• **GIVEN INSTRUCTION**:
Gather each line containing the string "matplotlib" from these entries.

• **TASK MATERIAL**:
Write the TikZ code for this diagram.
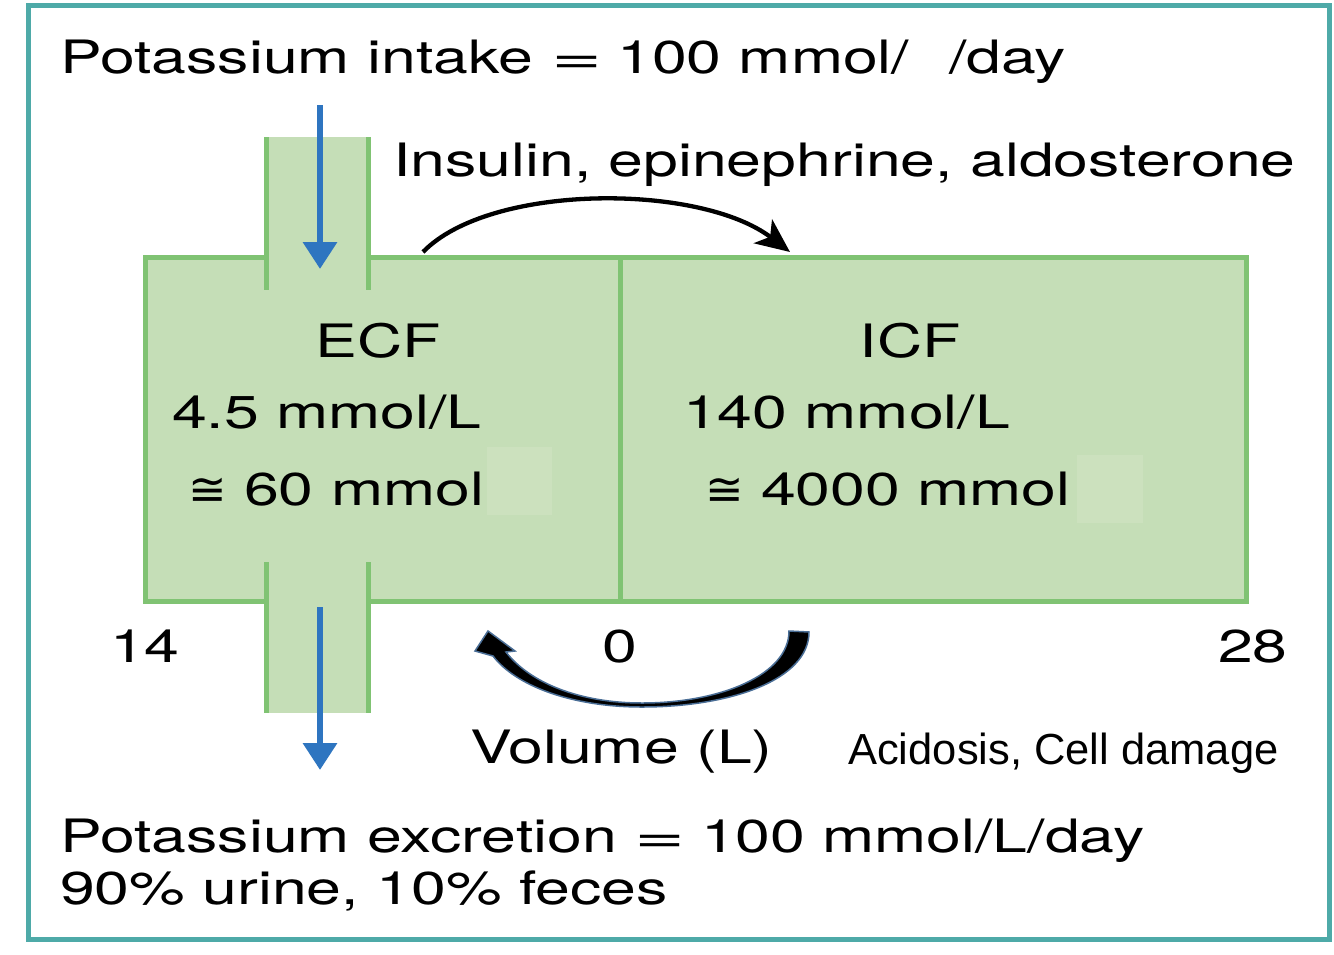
---
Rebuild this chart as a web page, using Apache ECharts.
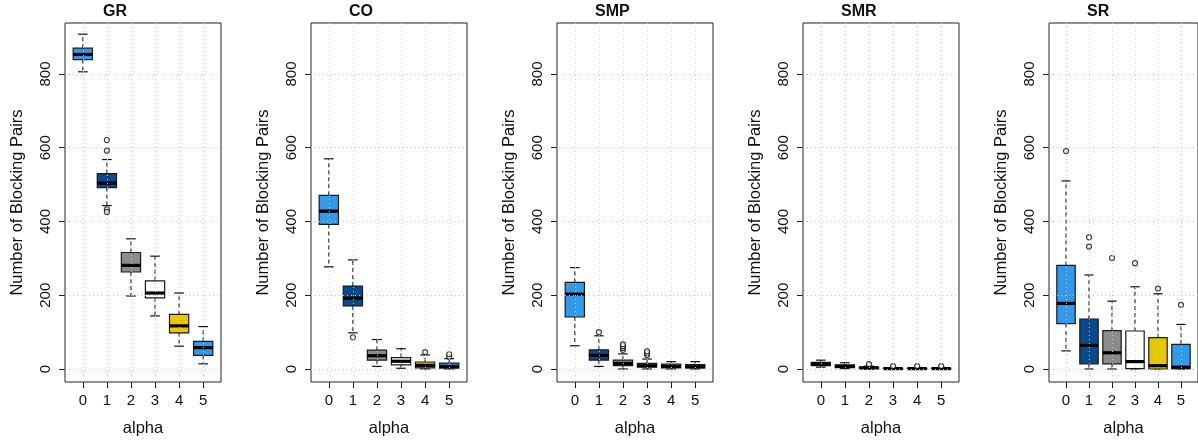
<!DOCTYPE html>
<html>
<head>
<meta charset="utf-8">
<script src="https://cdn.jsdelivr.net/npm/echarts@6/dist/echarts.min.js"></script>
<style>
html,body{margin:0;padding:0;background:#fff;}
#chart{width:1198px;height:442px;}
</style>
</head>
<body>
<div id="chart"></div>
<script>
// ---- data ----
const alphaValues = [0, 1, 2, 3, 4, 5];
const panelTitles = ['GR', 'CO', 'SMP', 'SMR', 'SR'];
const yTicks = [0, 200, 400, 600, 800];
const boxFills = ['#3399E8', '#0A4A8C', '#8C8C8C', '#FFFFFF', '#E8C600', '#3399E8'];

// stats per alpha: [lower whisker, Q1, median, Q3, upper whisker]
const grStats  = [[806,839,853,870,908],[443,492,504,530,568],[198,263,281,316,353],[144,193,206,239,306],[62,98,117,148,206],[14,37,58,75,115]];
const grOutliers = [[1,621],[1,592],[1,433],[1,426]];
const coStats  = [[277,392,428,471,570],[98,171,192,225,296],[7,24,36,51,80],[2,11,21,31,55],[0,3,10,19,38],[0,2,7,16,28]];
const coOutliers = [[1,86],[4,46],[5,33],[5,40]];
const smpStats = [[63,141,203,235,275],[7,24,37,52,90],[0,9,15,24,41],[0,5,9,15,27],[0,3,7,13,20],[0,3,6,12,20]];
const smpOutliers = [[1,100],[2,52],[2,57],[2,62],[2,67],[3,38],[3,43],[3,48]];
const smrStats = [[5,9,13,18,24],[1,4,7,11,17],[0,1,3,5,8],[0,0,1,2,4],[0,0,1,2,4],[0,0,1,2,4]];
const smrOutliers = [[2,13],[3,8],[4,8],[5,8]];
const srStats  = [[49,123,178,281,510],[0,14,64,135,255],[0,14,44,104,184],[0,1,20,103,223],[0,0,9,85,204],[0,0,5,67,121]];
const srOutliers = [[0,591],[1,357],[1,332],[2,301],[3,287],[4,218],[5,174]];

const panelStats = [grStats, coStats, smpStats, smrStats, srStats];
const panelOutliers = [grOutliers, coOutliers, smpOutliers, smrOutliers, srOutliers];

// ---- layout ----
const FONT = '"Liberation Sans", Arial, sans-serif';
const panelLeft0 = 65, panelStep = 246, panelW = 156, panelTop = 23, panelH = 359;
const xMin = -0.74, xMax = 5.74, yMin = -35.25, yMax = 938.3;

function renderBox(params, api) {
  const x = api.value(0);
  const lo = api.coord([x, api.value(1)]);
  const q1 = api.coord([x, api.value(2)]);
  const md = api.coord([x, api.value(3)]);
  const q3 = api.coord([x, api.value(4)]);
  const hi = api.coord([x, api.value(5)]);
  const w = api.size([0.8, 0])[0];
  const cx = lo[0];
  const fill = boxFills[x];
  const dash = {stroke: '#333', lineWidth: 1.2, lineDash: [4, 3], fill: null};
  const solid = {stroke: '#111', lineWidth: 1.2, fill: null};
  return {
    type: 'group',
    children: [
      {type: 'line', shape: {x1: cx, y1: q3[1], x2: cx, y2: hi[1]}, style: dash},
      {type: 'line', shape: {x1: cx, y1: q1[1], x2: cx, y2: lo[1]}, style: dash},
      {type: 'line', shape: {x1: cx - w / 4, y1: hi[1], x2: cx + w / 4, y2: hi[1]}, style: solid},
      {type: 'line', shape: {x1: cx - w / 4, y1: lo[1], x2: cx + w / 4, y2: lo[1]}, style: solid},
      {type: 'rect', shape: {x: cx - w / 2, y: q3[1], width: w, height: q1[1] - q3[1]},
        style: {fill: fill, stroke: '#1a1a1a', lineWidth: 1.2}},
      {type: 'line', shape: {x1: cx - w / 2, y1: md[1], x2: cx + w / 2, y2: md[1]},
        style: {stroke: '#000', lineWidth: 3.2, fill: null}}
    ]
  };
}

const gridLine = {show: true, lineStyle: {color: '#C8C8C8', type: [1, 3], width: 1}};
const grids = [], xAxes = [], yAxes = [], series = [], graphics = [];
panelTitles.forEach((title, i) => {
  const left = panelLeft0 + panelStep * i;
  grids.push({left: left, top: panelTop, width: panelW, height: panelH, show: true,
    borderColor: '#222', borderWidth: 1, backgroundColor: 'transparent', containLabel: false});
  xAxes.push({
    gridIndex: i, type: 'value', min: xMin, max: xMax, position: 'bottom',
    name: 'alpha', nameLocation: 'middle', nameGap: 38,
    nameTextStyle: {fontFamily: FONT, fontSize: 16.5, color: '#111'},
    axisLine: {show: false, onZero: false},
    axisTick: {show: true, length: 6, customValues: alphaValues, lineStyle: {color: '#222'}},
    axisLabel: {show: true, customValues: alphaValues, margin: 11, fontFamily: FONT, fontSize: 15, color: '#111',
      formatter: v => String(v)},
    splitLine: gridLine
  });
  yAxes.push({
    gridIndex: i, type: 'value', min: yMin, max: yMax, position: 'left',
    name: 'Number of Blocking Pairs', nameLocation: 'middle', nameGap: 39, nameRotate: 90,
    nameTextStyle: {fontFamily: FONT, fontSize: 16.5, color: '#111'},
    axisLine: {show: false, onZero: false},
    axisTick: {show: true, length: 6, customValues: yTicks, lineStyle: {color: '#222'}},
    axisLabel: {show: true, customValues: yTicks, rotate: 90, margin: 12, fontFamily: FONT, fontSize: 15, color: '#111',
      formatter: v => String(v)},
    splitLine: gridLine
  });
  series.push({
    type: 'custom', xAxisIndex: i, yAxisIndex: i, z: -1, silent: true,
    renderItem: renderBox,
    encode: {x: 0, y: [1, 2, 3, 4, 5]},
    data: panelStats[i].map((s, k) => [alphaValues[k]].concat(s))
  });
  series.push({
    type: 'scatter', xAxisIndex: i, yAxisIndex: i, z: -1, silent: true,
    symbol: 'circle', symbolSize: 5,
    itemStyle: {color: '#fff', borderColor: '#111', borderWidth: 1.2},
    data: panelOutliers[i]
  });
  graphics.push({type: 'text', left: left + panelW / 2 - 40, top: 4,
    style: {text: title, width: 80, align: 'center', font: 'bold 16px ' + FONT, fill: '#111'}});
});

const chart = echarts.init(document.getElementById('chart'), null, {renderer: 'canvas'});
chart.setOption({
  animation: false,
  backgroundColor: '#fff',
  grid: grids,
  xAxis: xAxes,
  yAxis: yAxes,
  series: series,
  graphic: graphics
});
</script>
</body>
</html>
---
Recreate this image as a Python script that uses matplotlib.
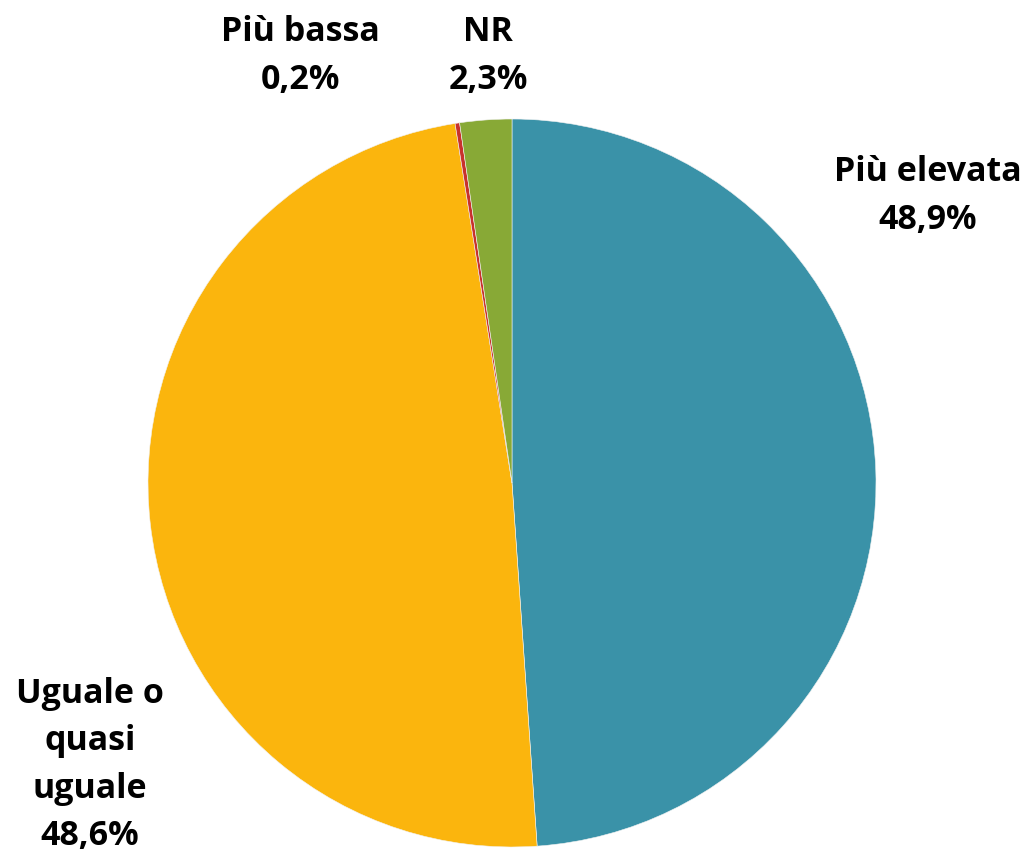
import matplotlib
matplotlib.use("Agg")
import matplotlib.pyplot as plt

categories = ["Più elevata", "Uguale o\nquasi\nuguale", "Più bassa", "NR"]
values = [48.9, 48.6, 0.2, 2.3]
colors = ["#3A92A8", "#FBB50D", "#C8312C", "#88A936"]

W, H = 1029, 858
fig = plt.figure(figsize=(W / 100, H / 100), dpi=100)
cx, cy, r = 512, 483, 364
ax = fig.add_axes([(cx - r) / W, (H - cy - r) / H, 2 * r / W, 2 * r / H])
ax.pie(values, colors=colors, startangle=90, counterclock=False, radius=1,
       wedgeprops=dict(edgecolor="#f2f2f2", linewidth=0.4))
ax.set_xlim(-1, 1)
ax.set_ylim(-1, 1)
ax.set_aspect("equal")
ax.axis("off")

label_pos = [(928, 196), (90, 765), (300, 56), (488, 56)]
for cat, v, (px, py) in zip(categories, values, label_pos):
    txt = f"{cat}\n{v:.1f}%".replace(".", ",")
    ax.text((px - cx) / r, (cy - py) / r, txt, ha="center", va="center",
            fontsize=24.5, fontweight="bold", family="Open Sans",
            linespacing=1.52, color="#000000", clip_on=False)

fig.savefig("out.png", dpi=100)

• **SOLUTION FOR THIS PROBLEM**:
Recreate this image as a Python script that uses matplotlib.
import matplotlib
matplotlib.use("Agg")
import matplotlib.pyplot as plt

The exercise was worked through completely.